Should I go Inpatient or Outpatient for Rehab?

If you are thinking of going into rehabilitation (rehab), please consider how hard it would be to go through detoxification (detox) without continuous help and support from a professional staff of people who care and know how to take excellent care of your needs during this process. If you are physically dependent on a substance, and experience withdrawal symptoms when trying to stop, then you will need to detox at an inpatient facility.


When you choose the residential option, the treatment of the psychological addiction to alcohol during the second phase of an inpatient alcohol rehab is seamlessly integrated into the program. You may greatly increase your chances of a successful finish of a rehab program without relapsing with a 24-hour psychological, peer, and medical support. According to statistics, the longer time that you stay in an inpatient or residential treatment, the better chances you have of staying drug-free and not relapsing when you get out of rehab.

Outpatient Rehab

Most of the time, short-term outpatient rehab programs require for a person to attend drug addiction and treatment education classes, 12-step meetings, or support groups, such as Alcoholics Anonymous (AA) or Narcotics Anonymous (NA). The outpatient rehab program usually has minimum commitments in terms of the numbers of hours or days that a person attends weekly.

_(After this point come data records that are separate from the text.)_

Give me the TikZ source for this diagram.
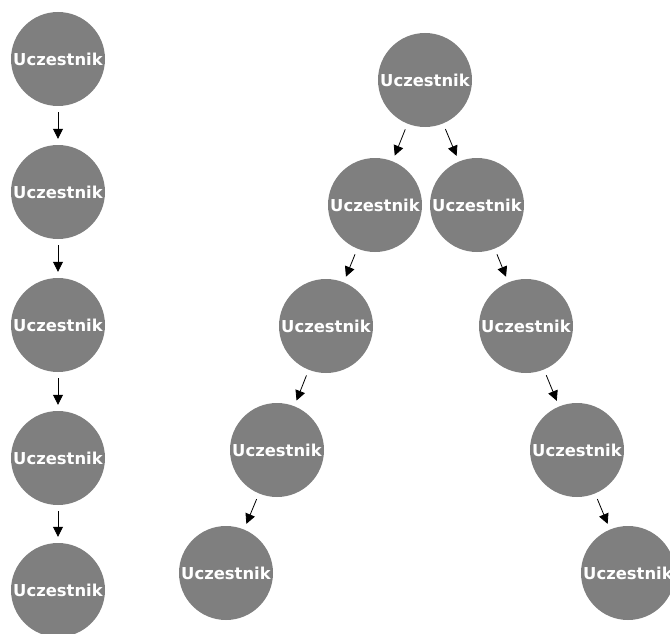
\documentclass[tikz,border=0pt]{standalone}
\usepackage{fontspec}
\setsansfont{DejaVu Sans}
\usetikzlibrary{arrows.meta}
\tikzset{
  member/.style={circle, fill=gray50, minimum size=94pt, inner sep=0pt,
    text=white, font=\sffamily\bfseries\fontsize{16.4pt}{18pt}\selectfont},
  link/.style={draw=black, line width=0.8pt,
    -{Triangle[length=10pt, width=10pt]}, shorten <=6pt, shorten >=6pt}
}
\definecolor{gray50}{HTML}{7F7F7F}
\begin{document}
\begin{tikzpicture}[x=1pt, y=-1pt]
  \useasboundingbox (0,0) rectangle (670,634);
  \clip (0,0) rectangle (670,634);
  % chain on the left
  \node[member] (c1) at (58,59)  {Uczestnik};
  \node[member] (c2) at (58,192) {Uczestnik};
  \node[member] (c3) at (58,325) {Uczestnik};
  \node[member] (c4) at (58,458) {Uczestnik};
  \node[member] (c5) at (58,590) {Uczestnik};
  \draw[link] (c1) -- (c2);
  \draw[link] (c2) -- (c3);
  \draw[link] (c3) -- (c4);
  \draw[link] (c4) -- (c5);
  % tree on the right
  \node[member] (t0) at (425,80)  {Uczestnik};
  \node[member] (l1) at (375,205) {Uczestnik};
  \node[member] (r1) at (477,205) {Uczestnik};
  \node[member] (l2) at (326,326) {Uczestnik};
  \node[member] (r2) at (526,326) {Uczestnik};
  \node[member] (l3) at (277,450) {Uczestnik};
  \node[member] (r3) at (577,450) {Uczestnik};
  \node[member] (l4) at (226,573) {Uczestnik};
  \node[member] (r4) at (628,573) {Uczestnik};
  \draw[link] (t0) -- (l1);
  \draw[link] (t0) -- (r1);
  \draw[link] (l1) -- (l2);
  \draw[link] (l2) -- (l3);
  \draw[link] (l3) -- (l4);
  \draw[link] (r1) -- (r2);
  \draw[link] (r2) -- (r3);
  \draw[link] (r3) -- (r4);
\end{tikzpicture}
\end{document}
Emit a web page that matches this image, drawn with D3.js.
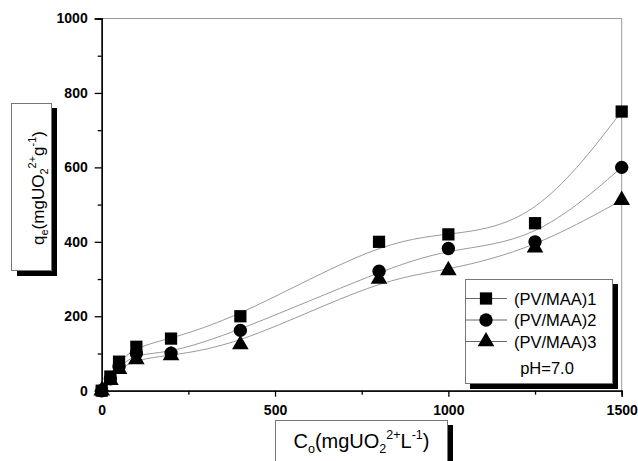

Many rehabs who supply an outpatient program, require a weekly personal session in therapy. The outpatient rehabs are usually conducted during the day, and at night, the patients are free to go. The freedom of going home at night is beneficial to some people due to being allowed to continue working or attending to family life. Another plus side to outpatient rehab is that the cost of attending outpatient therapy is much cheaper than inpatient rehab or therapy. The down side of the outpatient rehab is that when leaving the faculty, the patient has an easier access to alcohol or drugs.

Inpatient versus Outpatient

Personal needs are important aspects when it comes to an individual seeking rehab treatments. The outpatient and inpatient rehab programs are successful, yet the success varies depending on the individual’s circumstances and history with drugs or alcohol. Below are a few examples of different circumstance’s involving people:

  • Outpatient – These programs benefit people who are still working in a job or career and have a family to support. This program is also helpful if the individual isn’t experiencing withdrawal when they stop using or drinking. It’s a must that the person has been using or drinking heavily for less than a year.
  • Inpatient – This program support is more important for individuals who are experiencing withdrawal, or who know that they are dependent on alcohol or drugs in a physical sense. The inpatient detox program will help in these cases.

Mental Illness and Addiction

Another possibility to consider is that people who have mental illnesses in addition to addiction can sometimes thrive in outpatient care. However, studies suggest that they might do a little better in an inpatient program. People who had outpatient care were four times more likely to drop out of therapy early. This figure maintained despite the status of people enrolled in care, meaning that mentally ill people didn’t do worse in care than the healthier individuals.